-- START --
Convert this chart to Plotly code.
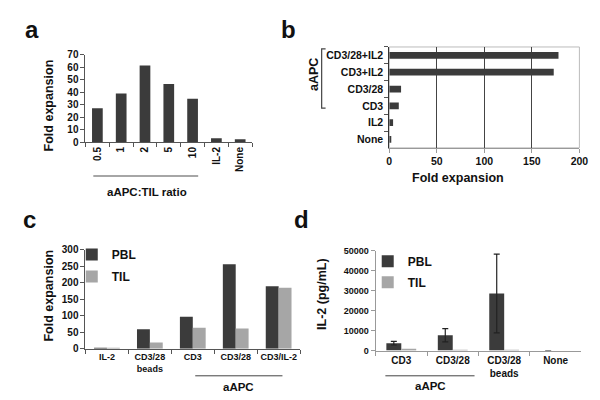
import plotly.graph_objects as go

# ---------------- data ----------------
a_cats = ["0.5", "1", "2", "5", "10", "IL-2", "None"]
a_vals = [27, 39, 61.3, 46.5, 34.7, 3, 2.2]

b_cats = ["CD3/28+IL2", "CD3+IL2", "CD3/28", "CD3", "IL2", "None"]
b_vals = [178, 173, 12.4, 10, 4, 1.3]

c_cats = ["IL-2", "CD3/28<br>beads", "CD3", "CD3/28", "CD3/IL-2"]
c_pbl = [2, 58.5, 97, 256, 189]
c_til = [2, 18.5, 63, 61, 185]

d_cats = ["CD3", "CD3/28", "CD3/28<br>beads", "None"]
d_pbl = [3700, 7700, 28600, 0]
d_pbl_err = [900, 3300, 19700, 0]
d_til = [600, 300, 300, 0]

DARK = "#3b3b3b"
LIGHT = "#a6a6a6"
FONT = "Liberation Sans"


def px(x):
    return x / 600.0


def py(y):
    return 1 - y / 400.0


fig = go.Figure()

# panel a
fig.add_trace(go.Bar(x=a_cats, y=a_vals, marker=dict(color=DARK, line=dict(width=0)),
                     width=0.45, xaxis="x", yaxis="y", showlegend=False))
# panel b
fig.add_trace(go.Bar(x=b_vals, y=b_cats, orientation="h", marker=dict(color=DARK, line=dict(width=0)),
                     width=0.4, xaxis="x2", yaxis="y2", showlegend=False))
# panel c
fig.add_trace(go.Bar(x=c_cats, y=c_pbl, name="PBL", marker=dict(color=DARK, line=dict(width=0)),
                     width=0.3, offset=-0.3, xaxis="x3", yaxis="y3", legend="legend",
                     legendgroup="p"))
fig.add_trace(go.Bar(x=c_cats, y=c_til, name="TIL", marker=dict(color=LIGHT, line=dict(width=0)),
                     width=0.3, offset=0.0, xaxis="x3", yaxis="y3", legend="legend",
                     legendgroup="t"))
# panel d
fig.add_trace(go.Bar(x=d_cats, y=d_pbl, name="PBL", marker=dict(color=DARK, line=dict(width=0)),
                     width=0.29, offset=-0.29, xaxis="x4", yaxis="y4", legend="legend2",
                     legendgroup="p2",
                     error_y=dict(type="data", array=d_pbl_err, color="#222", thickness=1.2, width=3)))
fig.add_trace(go.Bar(x=d_cats, y=d_til, name="TIL", marker=dict(color=LIGHT, line=dict(width=0)),
                     width=0.29, offset=0.0, xaxis="x4", yaxis="y4", legend="legend2",
                     legendgroup="t2"))

tickfont10 = dict(family=FONT, size=10, color="#111", weight="bold")
tickfont9 = dict(family=FONT, size=9, color="#111", weight="bold")

common = dict(showline=True, linewidth=1, ticks="outside", ticklen=4, tickwidth=1,
              zeroline=False, showgrid=False, fixedrange=True)

layout = dict(
    width=600, height=400,
    margin=dict(l=0, r=0, t=0, b=0),
    paper_bgcolor="white", plot_bgcolor="white",
    barmode="overlay",
    font=dict(family=FONT, color="#111"),
    # panel a
    xaxis=dict(domain=[px(76), px(246)], anchor="y", type="category", tickangle=-90,
               tickson="boundaries", linecolor="#555", tickcolor="#555", tickfont=tickfont10, **common),
    yaxis=dict(domain=[py(132), py(42)], anchor="x", range=[0, 70], dtick=10,
               linecolor="#555", tickcolor="#555", tickfont=tickfont10, **common),
    # panel b
    xaxis2=dict(domain=[px(386), px(580)], anchor="y2", range=[0, 200], dtick=50,
                linecolor="#999", tickcolor="#999", tickfont=dict(family=FONT, size=10.5, color="#111", weight="bold"),
                **{k: v for k, v in common.items() if k != "showgrid"}, showgrid=True, gridcolor="#444", gridwidth=1),
    yaxis2=dict(domain=[py(138), py(34)], anchor="x2", type="category", autorange="reversed",
                tickson="boundaries", linecolor="#333", tickcolor="#555", ticklabelstandoff=3,
                tickfont=dict(family=FONT, size=10.5, color="#111", weight="bold"), **common),
    # panel c
    xaxis3=dict(domain=[px(76), px(295)], anchor="y3", type="category", tickson="boundaries",
                tickangle=0, linecolor="#555", tickcolor="#555", tickfont=tickfont9, **common),
    yaxis3=dict(domain=[py(345), py(243)], anchor="x3", range=[0, 300], dtick=50,
                linecolor="#555", tickcolor="#555", tickfont=tickfont10, **common),
    # panel d
    xaxis4=dict(domain=[px(372), px(582)], anchor="y4", type="category", tickson="boundaries",
                tickangle=0, linecolor="#999", tickcolor="#999",
                tickfont=dict(family=FONT, size=10, color="#111", weight="bold"), **common),
    yaxis4=dict(domain=[py(347), py(244)], anchor="x4", range=[0, 50000], dtick=10000, tickformat="d",
                linecolor="#999", tickcolor="#999", tickfont=tickfont9, **common),
    legend=dict(x=px(62), y=py(233), xanchor="left", yanchor="top", bgcolor="rgba(0,0,0,0)",
                font=dict(family=FONT, size=12, color="#111", weight="bold"),
                traceorder="grouped", tracegroupgap=3, itemwidth=30),
    legend2=dict(x=px(364), y=py(240), xanchor="left", yanchor="top", bgcolor="rgba(0,0,0,0)",
                 font=dict(family=FONT, size=12, color="#111", weight="bold"),
                 traceorder="grouped", tracegroupgap=2, itemwidth=30),
)
fig.update_layout(**layout)


def ann(text, x, y, size=12, angle=0):
    fig.add_annotation(text=text, x=px(x), y=py(y), xref="paper", yref="paper",
                       xanchor="center", yanchor="middle", showarrow=False, textangle=angle,
                       font=dict(family=FONT, size=size, color="#111", weight="bold"))


# panel letters
ann("a", 21, 16, size=24)
ann("b", 283, 16, size=24)
ann("c", 19, 212, size=24)
ann("d", 296, 212, size=24)

# axis titles
ann("Fold expansion", 39, 94, size=12.5, angle=-90)
ann("Fold expansion", 456, 169, size=12.5)
ann("aAPC", 309, 62, size=12.5, angle=-90)
ann("Fold expansion", 39, 290, size=12.5, angle=-90)
ann("IL-2 (pg/mL)", 318, 289, size=12.5, angle=-90)

# group labels
ann("aAPC:TIL ratio", 139, 183, size=11.5)
ann("aAPC", 232, 385, size=11.5)
ann("aAPC", 428, 384, size=11.5)


def line(x0, y0, x1, y1, color="#777", w=1.2):
    fig.add_shape(type="line", xref="paper", yref="paper", x0=px(x0), y0=py(y0), x1=px(x1), y1=py(y1),
                  line=dict(color=color, width=w))


line(84, 167, 191, 167, color="#888", w=1.5)
line(188, 373, 277, 373, color="#444", w=1)
line(382, 373, 473, 373, color="#444", w=1)

# bracket in panel b
fig.add_shape(type="path", xref="paper", yref="paper",
              path=f"M {px(321)},{py(36)} L {px(317)},{py(36)} L {px(317)},{py(97)} L {px(321)},{py(97)}",
              line=dict(color="#444", width=1.2))

# light frame of panel b
fig.add_shape(type="rect", xref="x2 domain", yref="y2 domain", x0=0, x1=1, y0=0, y1=1,
              line=dict(color="#bbb", width=1), layer="below")

fig.write_html("out.html")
-- END --
Instruction. Repeat the listing above from its first line through the line that contains "b_vals = [178, 173, 12.4, 10, 4, 1.3]", both included, and nothing more. Drop the pictures.

Reply to the exercise.
Convert this chart to Plotly code.
import plotly.graph_objects as go

# ---------------- data ----------------
a_cats = ["0.5", "1", "2", "5", "10", "IL-2", "None"]
a_vals = [27, 39, 61.3, 46.5, 34.7, 3, 2.2]

b_cats = ["CD3/28+IL2", "CD3+IL2", "CD3/28", "CD3", "IL2", "None"]
b_vals = [178, 173, 12.4, 10, 4, 1.3]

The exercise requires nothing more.